I was just idly trolling about the Campaign for Vermont (now with less Lisman!!!) website, when I clicked on the “CONTACT” button at the top of the page. Y’know, actually thinking it might be nice to meet the new executive director Cyrus Patten sometime. And I discovered something that shines a new light on CFV’s oft-repeated claim to be the “fastest-growing advocacy group in Vermont.”
Which is nonsense to begin with; all it means is that CFV is the youngest advocacy group in Vermont, so it started from zero in the relatively recent past.
Anyway, the “CONTACT” page does not provide an address and phone number; it’s just one of those “submit your question or comment” forms. But with a twist.
At the top, it doesn’t say “Submit your question.” It says “Add me to your growing list of Campaign for Vermont supporters.” Below that are two check boxes: “Lend my name to your growing list of supporters,” and “Please just add me to your weekly eNews list.”
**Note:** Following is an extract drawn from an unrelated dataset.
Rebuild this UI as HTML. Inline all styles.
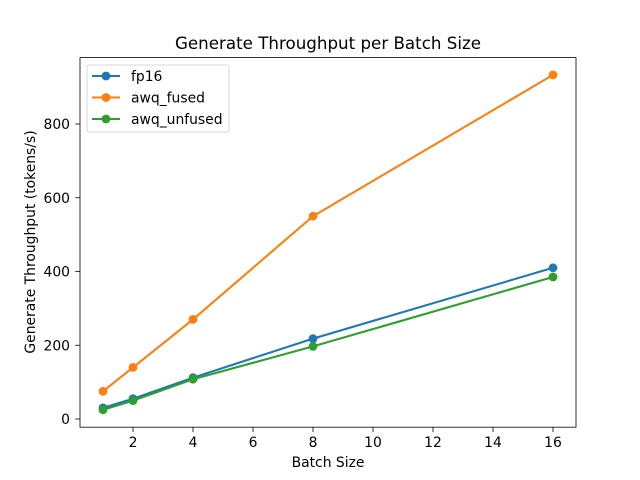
<!DOCTYPE html>
<html><head><meta charset="utf-8"><style>body{margin:0;background:#fff}svg{display:block}text{font-family:"DejaVu Sans","Liberation Sans",sans-serif;fill:#000}</style></head><body>
<svg width="640" height="480" viewBox="0 0 640 480" xmlns="http://www.w3.org/2000/svg">
<rect width="640" height="480" fill="#fff"/>
<text x="328" y="49" font-size="16.7" text-anchor="middle">Generate Throughput per Batch Size</text>
<g stroke="#000" stroke-width="0.8">
<line x1="133" y1="427.2" x2="133" y2="432"/><line x1="193" y1="427.2" x2="193" y2="432"/><line x1="253" y1="427.2" x2="253" y2="432"/><line x1="313" y1="427.2" x2="313" y2="432"/><line x1="373" y1="427.2" x2="373" y2="432"/><line x1="433" y1="427.2" x2="433" y2="432"/><line x1="493" y1="427.2" x2="493" y2="432"/><line x1="553" y1="427.2" x2="553" y2="432"/>
<line x1="75.2" y1="419" x2="80" y2="419"/><line x1="75.2" y1="345.25" x2="80" y2="345.25"/><line x1="75.2" y1="271.5" x2="80" y2="271.5"/><line x1="75.2" y1="197.75" x2="80" y2="197.75"/><line x1="75.2" y1="124" x2="80" y2="124"/>
</g>
<g font-size="13.9" text-anchor="middle">
<text x="133" y="447">2</text><text x="193" y="447">4</text><text x="253" y="447">6</text><text x="313" y="447">8</text><text x="373" y="447">10</text><text x="433" y="447">12</text><text x="493" y="447">14</text><text x="553" y="447">16</text>
</g>
<g font-size="13.9" text-anchor="end">
<text x="70" y="424">0</text><text x="70" y="350.3">200</text><text x="70" y="276.5">400</text><text x="70" y="202.8">600</text><text x="70" y="129">800</text>
</g>
<text x="328" y="467" font-size="13.9" text-anchor="middle">Batch Size</text>
<text transform="translate(35,242) rotate(-90)" font-size="13.9" text-anchor="middle">Generate Throughput (tokens/s)</text>
<g fill="none" stroke-width="2.08">
<polyline stroke="#1f77b4" points="103,407.9 133,398.7 193,377.7 313,338.6 553,267.8"/>
<polyline stroke="#ff7f0e" points="103,391.3 133,367.4 193,319.4 313,216.2 553,74.9"/>
<polyline stroke="#2ca02c" points="103,409.8 133,400.6 193,379.2 313,346.4 553,277"/>
</g>
<g fill="#1f77b4"><circle cx="103" cy="407.9" r="4.4"/><circle cx="133" cy="398.7" r="4.4"/><circle cx="193" cy="377.7" r="4.4"/><circle cx="313" cy="338.6" r="4.4"/><circle cx="553" cy="267.8" r="4.4"/></g>
<g fill="#ff7f0e"><circle cx="103" cy="391.3" r="4.4"/><circle cx="133" cy="367.4" r="4.4"/><circle cx="193" cy="319.4" r="4.4"/><circle cx="313" cy="216.2" r="4.4"/><circle cx="553" cy="74.9" r="4.4"/></g>
<g fill="#2ca02c"><circle cx="103" cy="409.8" r="4.4"/><circle cx="133" cy="400.6" r="4.4"/><circle cx="193" cy="379.2" r="4.4"/><circle cx="313" cy="346.4" r="4.4"/><circle cx="553" cy="277" r="4.4"/></g>
<rect x="80" y="57.6" width="496" height="369.6" fill="none" stroke="#000" stroke-width="0.8"/>
<rect x="87" y="65" width="142" height="67" rx="2" fill="#fff" fill-opacity="0.8" stroke="#ccc" stroke-width="0.8"/>
<g stroke-width="2.08">
<line x1="92" y1="76" x2="120" y2="76" stroke="#1f77b4"/><circle cx="106" cy="76" r="4.4" fill="#1f77b4"/>
<line x1="92" y1="97.5" x2="120" y2="97.5" stroke="#ff7f0e"/><circle cx="106" cy="97.5" r="4.4" fill="#ff7f0e"/>
<line x1="92" y1="119" x2="120" y2="119" stroke="#2ca02c"/><circle cx="106" cy="119" r="4.4" fill="#2ca02c"/>
</g>
<g font-size="13.9"><text x="131" y="81">fp16</text><text x="131" y="102.5">awq_fused</text><text x="131" y="124">awq_unfused</text></g>
</svg>
</body></html>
Then come the spaces for name, address, etc., and a “Submit” button. And below that, way at the bottom of the page, you’ll find this disclaimer:
Submit Note: Unless you check the box above (E-News LIST ONLY), once you submit this form you have given Campaign for Vermont Prosperity, Inc., your approval to add your name to the growing list of Campaign for Vermont supporters listed on the website who believe prosperity and economic security for all Vermonters must be a priority.
Aha. The default setting is “become a supporter.” In other words, if you try to contact CFV and don’t pay close attention, you’ll find yourself publicly identified as a member of Campaign for Vermont. And if you do pay attention and opt out of membership, you’ll still be on CFV’s email list.
This isn’t a “CONTACT” page — it’s a registration page. There is no way to simply contact CFV without signing yourself up for something.
I wonder how many of CFV’s thousand-plus “members” inadvertently volunteered themselves through this webpage.
In the grand scheme of things, this isn’t a huge deal. Deceptive webpage or no, CFV’s membership claims are bullshit. Until it actually costs something to join CFV, “membership” is meaningless. Especially coming from a group founded by Bruce Lisman, who has talked about the importance of “having skin in the game” with regard to taxation. His “members” have no skin in the CFV game, and until they do, the group is more Potemkin village than grassroots movement.
And on top of all that, CFV’s bogus “CONTACT” page is yet another sign of the organization’s bad faith.
Also, note the reappearance of CFV’s full legal name: Campaign for Vermont Prosperity, Inc. CFV generally omits the “Prosperity” part, as it tries to position itself as a group with broad centrist concerns (rather than a group founded and funded by a Wall Street millionaire with strong free-market beliefs). But the group’s full name should not be forgotten; it’s a sign of where their priorities really lie.